Cerebral protein synthesis in a genetic mouse model of phenylketonuria.

Abstract

Local rates of cerebral protein synthesis (lCPS(leu)) were measured with the quantitative autoradiographic [1-(14)C]leucine method in a genetic mouse model (Pah(enu2)) of phenylketonuria. As in the human disease, Pah(enu2) mice have a mutation in the gene for phenylalanine hydroxylase. We compared adult homozygous (HMZ) and heterozygous (HTZ) Pah(enu2) mice with the background strain (BTBR). Arterial plasma concentrations of phenylalanine (Phe) were elevated in both HMZ and HTZ mutants by 21 times and 38%, respectively. In the total acid-soluble pool in brain concentrations of Phe were higher and other neutral amino acids lower in HMZ mice compared with either HTZ or BTBR mice indicating a partial saturation of the l-amino acid carrier at the blood brain barrier by the elevated plasma Phe concentrations.

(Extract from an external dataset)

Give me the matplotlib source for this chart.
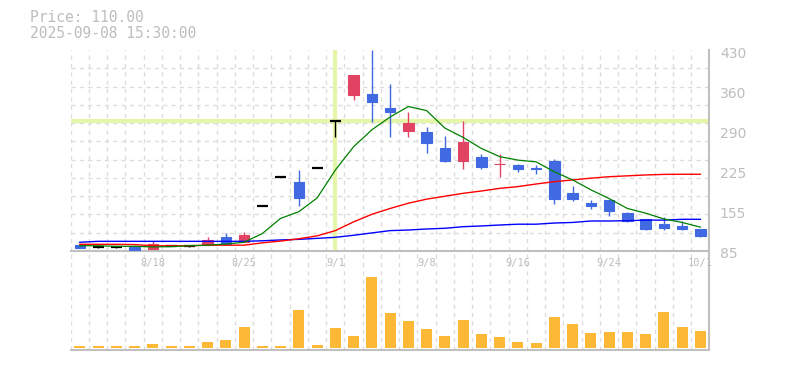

In a series of steady-state experiments, the contribution of leucine from the arterial plasma to the tRNA-bound pool in brain was found to be statistically significantly reduced in HMZ mice compared with the other groups, indicating that a greater fraction of leucine in the precursor pool for protein synthesis is derived from protein degradation. We found reductions in lCPS(leu) of about 20% throughout the brain in the HMZ mice compared with the other two groups, but no reductions in brain concentrations of tRNA-bound neutral amino acids. Our results in the mouse model suggest that in untreated phenylketonuria in adults, the partial saturation of the l-amino acid transporter at the blood-brain barrier may not underlie a reduction in cerebral protein synthesis.